Based on the foregoing, we are of the opinion that the Shares have been duly authorized and validly issued and are fully paid and non-assessable.

We hereby consent to the inclusion of this opinion as Exhibit 5.1 to the 462(b) Registration Statement and to the references to our firm under the caption “Legal Matters” in the Initial Registration Statement. In giving our consent, we do not admit that we are in the category of persons whose consent is required under Section 7 of the Securities Act or the rules and regulations thereunder.

 

Very truly yours,
/s/ Goodwin Procter LLP
GOODWIN PROCTER LLP
EX-23.1

Exhibit 23.1

Consent of Independent Registered Public Accounting Firm

We consent to the incorporation by reference in the Registration Statement on Form S-1 filed pursuant to Rule 462(b) of the Securities Act of 1933 of the reference to our firm under the caption “Experts” and to the incorporation by reference of our report dated March 18, 2020, with respect to the consolidated financial statements of Open Lending, LLC included in Amendment No. 1 to the Registration Statement (Form S-1 No. 333-251183) and related Prospectus of Open Lending Corporation for the registration of its common stock.

/s/ Ernst & Young LLP

Austin, Texas

December 9, 2020

EX-23.2

Exhibit 23.2

CONSENT OF INDEPENDENT REGISTERED PUBLIC ACCOUNTING FIRM

We hereby consent to the use in this Registration Statement on Form S-1 filed pursuant to Rule 462(b) of the Securities Act of 1933, of our report dated February 14, 2020 (which includes an explanatory paragraph relating to the ability of Nebula Acquisition Corporation and Subsidiaries to continue as a going concern) relating to the consolidated balance sheets of Nebula Acquisition Corporation and Subsidiaries as of December 31, 2019 and 2018, and the related consolidated statements of operations, changes in stockholders’ equity and cash flows for each of the two years in the period ended December 31, 2019, appearing in the proxy statement/prospectus, which is a part of this Registration Statement, and to the reference to our Firm under the caption “Experts” in the proxy statement/prospectus.
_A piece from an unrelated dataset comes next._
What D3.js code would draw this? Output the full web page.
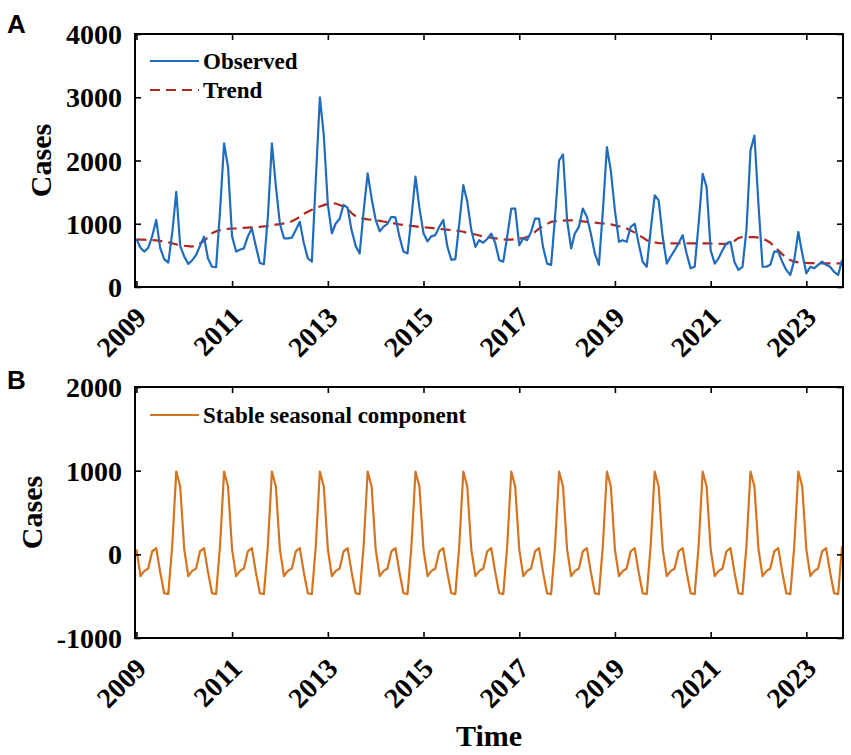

We hereby consent to the use in this Registration Statement on Form S-1, of our report dated February 15, 2019 (which includes an explanatory paragraph relating to the ability of Nebula Acquisition Corporation to continue as a going concern) relating to the balance sheets of Nebula Acquisition Corporation as of December 31, 2018 and 2017, and the related statements of operations, changes in stockholders’ equity and cash flows for the year ended December 31, 2018 and for the period from October 2, 2017 (inception) through December 31, 2017, appearing in the proxy statement/prospectus, which is a part of this Registration Statement, and to the reference to our Firm under the caption “Experts” in the proxy statement/prospectus.